The Camden based firm may be the largest private hire company in Europe but it is currently locking horns with a disruptive tech sector that appears to have unlimited cash.
As the 41 year old said, “We are in an industry that has seen more change in the last 12 months than it probably did in the last 20 years. And we’ve been there every step of the way.
“We’ve led this market for a long, long time so there have not been that many surprises.
The technology and what-not, we’ve had many of these things in place for the last five years anyway.
It’s just that somebody’s obviously come along with a whole new approach and that has certainly made quite an impact.”
That ‘somebody’ is Uber, who went from operating in 60 cities at the start of 2014 to over 250 just 12 months later.
The growth of the California based tech company has been more than matched however with bad news and negative publicity.
The American company has been accused of not checking the safety background of drivers thoroughly after several passengers were attacked and a woman in New Delhi, India has alleged that she was raped by an Uber driver.
The drip drip of bad news has not damaged the company’s value though, which rose from $17 billion in June 2014 to $40 billion just six months later.
“It is quite phenomenal that if you said, ‘What was the fastest growing company in the history of all companies’, it’s a minicab company.”
“You would never think that it was a minicab firm. Which, however you dress them up, they are still a minicab company.
“They are no different to us. They’ve got an app, we’ve got an app. They’ve got a PCO licence, we’ve got a PCO licence. They recruit drivers, we recruit drivers and we all go and get the same customers.”
“The value of Uber will fall when the novelty factor wears off.”
“We’ll come back to reality then. It does get the brain waves working though. What should we do and how can we do it? They’ve clearly nicked a fair chunk of our ideas, so we’ll happily go and reciprocate.”
Liam also finds it amusing, that because of Uber, Addison Lee and London’s black cabs are now on the same side. “We would never have thought that would happen.
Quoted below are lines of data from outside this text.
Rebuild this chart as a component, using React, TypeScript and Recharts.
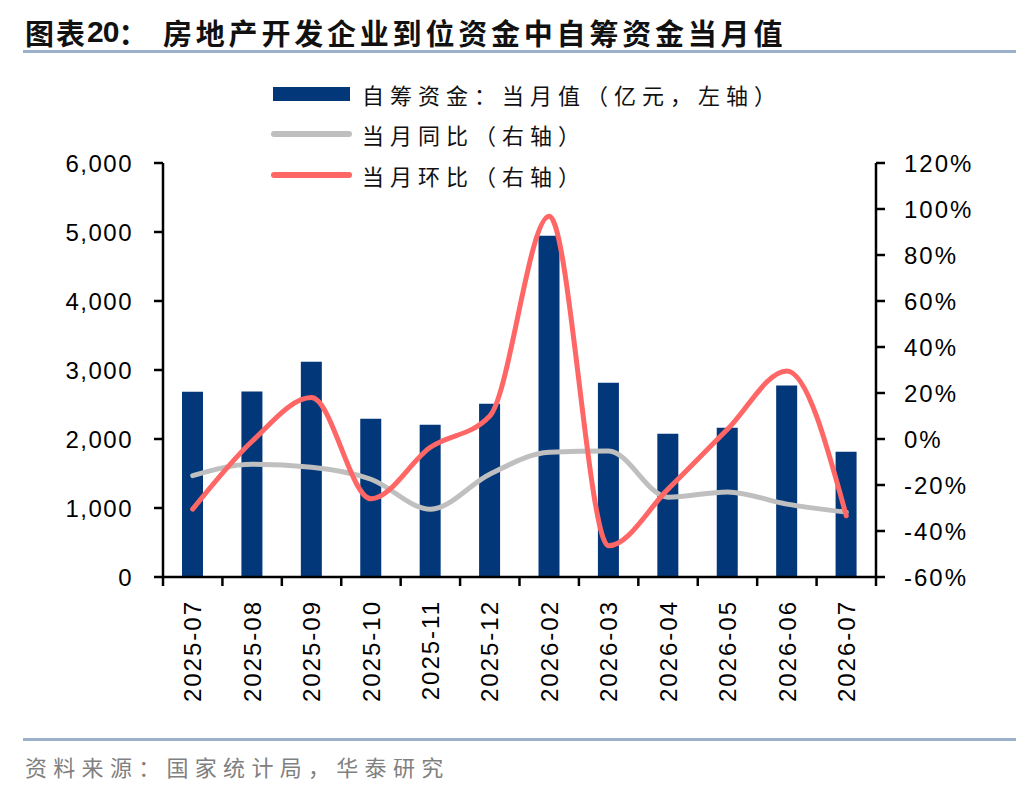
import { ComposedChart, Bar, Line, XAxis, YAxis } from 'recharts';

const months = ['2025-07', '2025-08', '2025-09', '2025-10', '2025-11', '2025-12', '2026-02', '2026-03', '2026-04', '2026-05', '2026-06', '2026-07'];
// 自筹资金：当月值（亿元）
const selfFunds = [2685, 2690, 3118, 2294, 2207, 2511, 4944, 2815, 2077, 2164, 2776, 1817];
// 当月同比（%）
const yoyPct = [-15.9, -11, -12.3, -17.5, -30.5, -15.3, -5.8, -5.2, -25.3, -23, -28.3, -31.8];
// 当月环比（%）
const momPct = [-30.5, -1, 18, -26, -3.6, 10, 96.8, -46.4, -21.8, 4.2, 29.6, -33.4];
const leftTicks = [0, 1000, 2000, 3000, 4000, 5000, 6000];
const rightTicks = [-60, -40, -20, 0, 20, 40, 60, 80, 100, 120];

const data = months.map((m, i) => ({ month: m, funds: selfFunds[i], yoy: yoyPct[i], mom: momPct[i] }));

const NAVY = '#02377a';
const GRAY = '#bfbfbf';
const RED = '#ff6666';
const AXIS_FONT = "'Liberation Sans', Arial, sans-serif";
const CJK = "'Noto Sans CJK SC', sans-serif";

function MonthTick(props: any) {
  const { x, y, payload, index } = props;
  const half = payload?.offset ?? 29.7;
  const axisY = y - 23;
  return (
    <g>
      <line x1={x - half} x2={x - half} y1={axisY} y2={axisY + 9} stroke="#000" strokeWidth={2.5} />
      {index === months.length - 1 && (
        <line x1={x + half} x2={x + half} y1={axisY} y2={axisY + 9} stroke="#000" strokeWidth={2.5} />
      )}
      <text
        x={x}
        y={y}
        dy="0.36em"
        transform={`rotate(-90, ${x}, ${y})`}
        textAnchor="end"
        fill="#000"
        fontSize={24}
        letterSpacing={2}
        fontFamily={AXIS_FONT}
      >
        {payload.value}
      </text>
    </g>
  );
}

function LegendRow({ top, label, kind, color }: { top: number; label: string; kind: 'bar' | 'line'; color: string }) {
  return (
    <div style={{ position: 'absolute', left: 271, top: top - 15, height: 30, display: 'flex', alignItems: 'center' }}>
      {kind === 'bar' ? (
        <div style={{ width: 77, height: 14, background: color, marginLeft: 2, marginRight: 12 }} />
      ) : (
        <div style={{ width: 81, height: 6, borderRadius: 3, background: color, marginRight: 10 }} />
      )}
      <span style={{ fontFamily: CJK, fontSize: 22, letterSpacing: 6, color: '#111' }}>{label}</span>
    </div>
  );
}

export default function App() {
  return (
    <div style={{ position: 'absolute', left: 0, top: 0, width: 1036, height: 792, background: '#fff', overflow: 'hidden' }}>
      <ComposedChart
        width={1036}
        height={792}
        data={data}
        margin={{ top: 163, right: 0, bottom: 0, left: 0 }}
        barSize={21}
      >
        <XAxis
          dataKey="month"
          xAxisId="x"
          height={215}
          tick={<MonthTick />}
          tickLine={false}
          tickSize={8}
          tickMargin={15}
          interval={0}
          axisLine={{ stroke: '#000', strokeWidth: 2.5 }}
        />
        <YAxis
          yAxisId="left"
          width={163}
          domain={[0, 6000]}
          ticks={leftTicks}
          interval={0}
          tickSize={9}
          tickMargin={21}
          tickFormatter={(v: number) => v.toLocaleString('en-US')}
          tick={{ fill: '#000', fontSize: 24, fontFamily: AXIS_FONT, letterSpacing: 1.5 }}
          axisLine={{ stroke: '#000', strokeWidth: 2.5 }}
          tickLine={{ stroke: '#000', strokeWidth: 2.5 }}
        />
        <YAxis
          yAxisId="right"
          orientation="right"
          width={160}
          domain={[-60, 120]}
          ticks={rightTicks}
          interval={0}
          tickSize={9}
          tickMargin={19}
          tickFormatter={(v: number) => `${v}%`}
          tick={{ fill: '#000', fontSize: 24, fontFamily: AXIS_FONT, letterSpacing: 2 }}
          axisLine={{ stroke: '#000', strokeWidth: 2.5 }}
          tickLine={{ stroke: '#000', strokeWidth: 2.5 }}
        />
        <Bar xAxisId="x" yAxisId="left" dataKey="funds" fill={NAVY} isAnimationActive={false} />
        <Line
          xAxisId="x"
          yAxisId="right"
          type="monotone"
          dataKey="yoy"
          stroke={GRAY}
          strokeWidth={5}
          strokeLinecap="round"
          dot={false}
          isAnimationActive={false}
        />
        <Line
          xAxisId="x"
          yAxisId="right"
          type="monotone"
          dataKey="mom"
          stroke={RED}
          strokeWidth={5}
          strokeLinecap="round"
          dot={false}
          isAnimationActive={false}
        />
      </ComposedChart>

      <div style={{ position: 'absolute', left: 25, top: 12, height: 40, display: 'flex', alignItems: 'center', fontWeight: 'bold', color: '#111' }}>
        <span style={{ fontFamily: CJK, fontSize: 29, letterSpacing: 2 }}>图表</span>
        <span style={{ fontFamily: AXIS_FONT, fontSize: 30, letterSpacing: -1 }}>20</span>
        <span style={{ fontFamily: CJK, fontSize: 29 }}>：</span>
      </div>
      <div style={{ position: 'absolute', left: 163, top: 12, height: 40, display: 'flex', alignItems: 'center', fontFamily: CJK, fontSize: 29, letterSpacing: 3.8, fontWeight: 'bold', color: '#111', whiteSpace: 'nowrap' }}>
        房地产开发企业到位资金中自筹资金当月值
      </div>
      <div style={{ position: 'absolute', left: 23, top: 50, width: 993, height: 3, background: '#9cb1c9' }} />

      <LegendRow top={94} label="自筹资金：当月值（亿元，左轴）" kind="bar" color={NAVY} />
      <LegendRow top={134} label="当月同比（右轴）" kind="line" color={GRAY} />
      <LegendRow top={175} label="当月环比（右轴）" kind="line" color={RED} />

      <div style={{ position: 'absolute', left: 23, top: 738, width: 993, height: 3, background: '#9cb1c9' }} />
      <div style={{ position: 'absolute', left: 25, top: 750, fontFamily: CJK, fontSize: 22, letterSpacing: 6.3, color: '#808080', whiteSpace: 'nowrap' }}>
        资料来源：国家统计局，华泰研究
      </div>
    </div>
  );
}
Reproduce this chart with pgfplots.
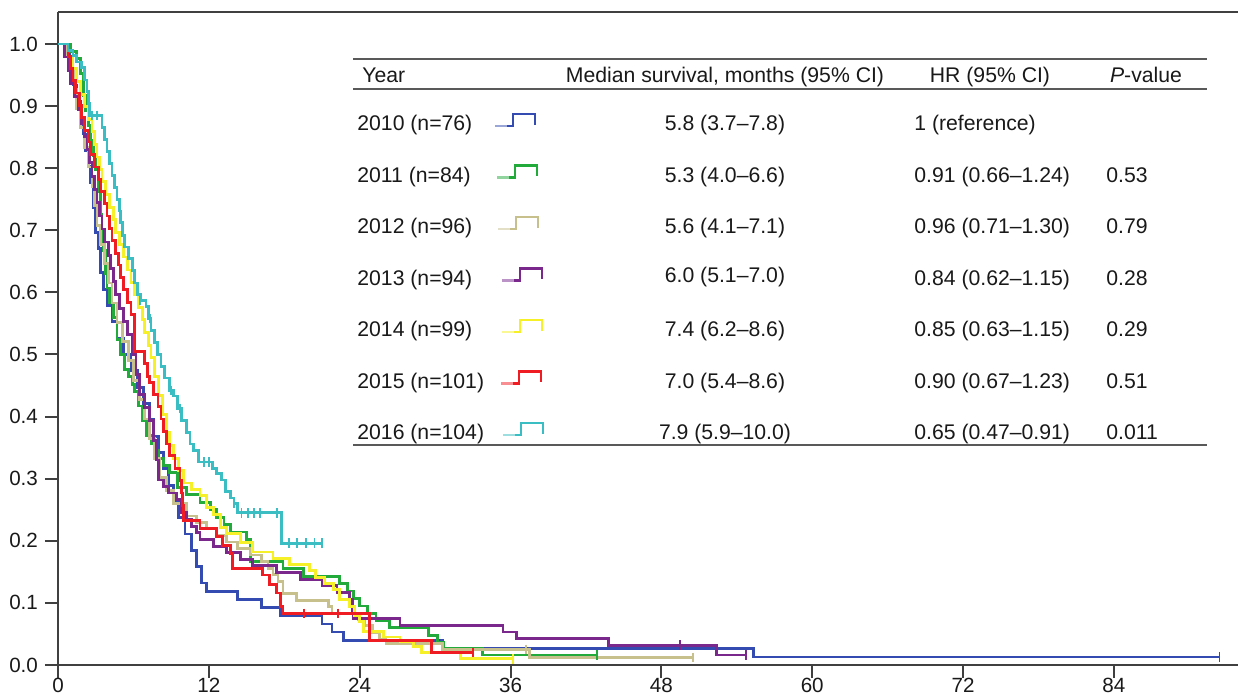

I sympathise with their protests against Transport for London.
“TfL should not have given a licence to Uber.”
“And I am still a believer in the need for drivers to be heavily trained. London is a complicated place and being a minicab driver is not as simple as everybody thinks.
“We’ve had lots of Uber drivers come to Addison Lee, about 48 this month alone. And of that 48 we’ve taken on eight or nine.
“That is because there is a big difference in quality. And we believe that people are prepared to pay for that quality.”